"After you have a baby, your mind can retain about two pieces of information which isn't enough", said R.N. Tiffany Bateman, BSA Lactation Department Manager.
As if the color of the room, not getting enough sleep, and dirty diapers aren't enough for new mothers to worry about, they also have to think about breast-feeding.
"That's a decision that's very difficult", added Bateman.
The Centers for Disease Control say -- forget formula and breast-feed.
Some hospitals have stopped giving out the free formula samples to new mothers for fear of discouraging breast-feeding.
"Some moms may get into it not really realizing how much work it is or how difficult it is and theoretically a mom could say, okay, I've got the formula here.
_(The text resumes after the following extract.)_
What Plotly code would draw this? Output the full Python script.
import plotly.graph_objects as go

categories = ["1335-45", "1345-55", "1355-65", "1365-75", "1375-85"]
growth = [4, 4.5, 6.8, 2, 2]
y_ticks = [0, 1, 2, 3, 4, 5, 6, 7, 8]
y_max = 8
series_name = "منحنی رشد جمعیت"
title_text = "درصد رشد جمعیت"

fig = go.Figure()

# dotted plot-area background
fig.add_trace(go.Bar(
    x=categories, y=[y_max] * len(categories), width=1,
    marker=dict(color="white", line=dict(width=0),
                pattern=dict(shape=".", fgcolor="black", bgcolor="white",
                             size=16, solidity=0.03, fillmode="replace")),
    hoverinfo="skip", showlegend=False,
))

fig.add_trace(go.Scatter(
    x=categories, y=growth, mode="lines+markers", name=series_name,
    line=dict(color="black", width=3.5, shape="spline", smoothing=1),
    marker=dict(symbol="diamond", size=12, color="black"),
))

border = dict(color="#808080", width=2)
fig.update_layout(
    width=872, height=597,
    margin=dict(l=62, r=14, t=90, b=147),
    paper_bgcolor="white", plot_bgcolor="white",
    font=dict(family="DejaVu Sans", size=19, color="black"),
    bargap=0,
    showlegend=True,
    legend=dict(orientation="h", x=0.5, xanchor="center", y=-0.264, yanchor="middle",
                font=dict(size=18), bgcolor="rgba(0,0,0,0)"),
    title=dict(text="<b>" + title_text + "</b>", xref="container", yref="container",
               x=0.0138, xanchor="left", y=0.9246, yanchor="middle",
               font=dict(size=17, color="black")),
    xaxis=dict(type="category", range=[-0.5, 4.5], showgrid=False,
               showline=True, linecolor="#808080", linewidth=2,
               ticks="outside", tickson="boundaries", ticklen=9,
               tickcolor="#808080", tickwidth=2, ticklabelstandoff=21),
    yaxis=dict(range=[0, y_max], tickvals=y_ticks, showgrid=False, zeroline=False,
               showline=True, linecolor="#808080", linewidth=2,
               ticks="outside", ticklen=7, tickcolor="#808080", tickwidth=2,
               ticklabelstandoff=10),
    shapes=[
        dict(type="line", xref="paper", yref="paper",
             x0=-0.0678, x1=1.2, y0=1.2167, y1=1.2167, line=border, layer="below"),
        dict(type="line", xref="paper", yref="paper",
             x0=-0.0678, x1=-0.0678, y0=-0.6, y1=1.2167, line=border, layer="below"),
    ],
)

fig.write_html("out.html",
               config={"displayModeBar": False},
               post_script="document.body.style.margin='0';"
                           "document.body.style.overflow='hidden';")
I'll do this instead", said Bateman.
But Baptist Saint Anthony Hospital in Amarillo says even though formula should be the second choice to breast-feeding, it's a good safety net to have.
"Our goal, first and foremost, is to support breast feeding and that's what we try to do. The formula we consider a backup, kind of a safety net and a lot of the pediatricians consider them having that as a safety net for the baby more than anything. It's not something we're saying do this instead of breast feeding", said Bateman.
Just as for most things in life, being educated ahead of time never hurts.
"I really encourage prenatal education, even get a good book and read it, ask your friends who have breast-fed. The more you know about it going in, the more chances you are going to be successful and not need what's in that little bag", continued Bateman.